In the Revised Civil Statutes 1895, Art. 1063, it was provided that: "In every case of a less grade than felony, in which an appeal is taken to the Court of Criminal Appeals, and the judgment of the lower court is affirmed against the defendant, all fees due the clerk of said court in said case shall be adjudged against the defendant and his sureties on recognizance," etc.
Construing such statute Judge Henderson held in Benson v. State, 39 Tex.Crim. Rep., and Arbuthnot v. State, 38 Tex. Crim. 509, that payment of the costs in this court was a portion of the obligation of the sureties on a recognizance in such a misdemeanor case. This statute has been repealed, and will not be found in the 1925 revision of our statutes. The recognizance in this case merely obligates the sureties to see that appellant shall appear before the court from day to day and from term to term of the same, and not depart therefrom without leave of the court in order to abide the judgment of the Court of Criminal Appeals of the State of Texas.
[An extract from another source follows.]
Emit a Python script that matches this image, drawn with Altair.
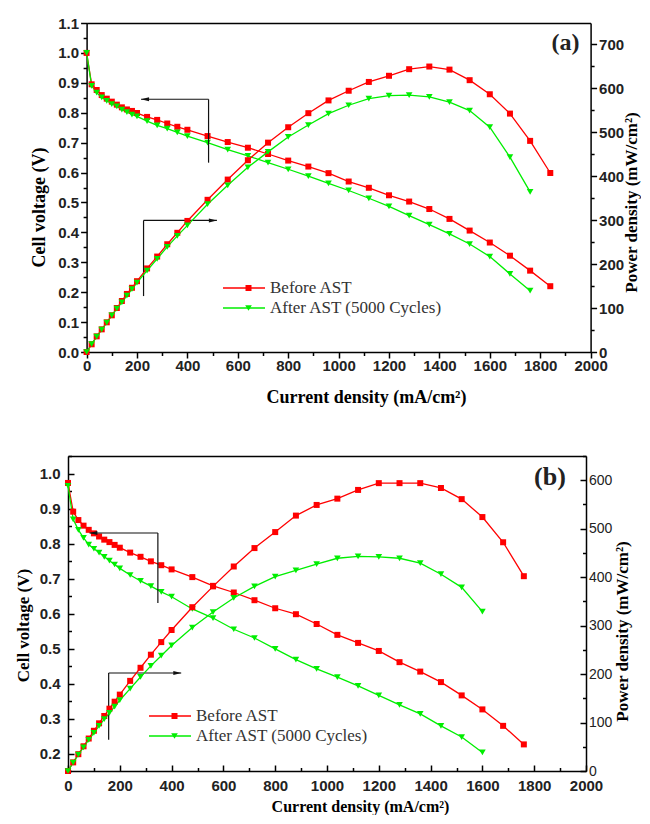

Without the aid of the repealed statute, we do not think we have the power, under this recognizance, to require the sureties to pay the costs in the lower court nor does the law thus require, but must leave that matter to the proper officers in such court, to enforce the same against the appellant.
The motion is therefore granted, and the clerk is directed to withdraw the mandate of date January 12, 1940, and to issue a further one as above set forth, leaving out, however, the words "and his sureties on recognizance."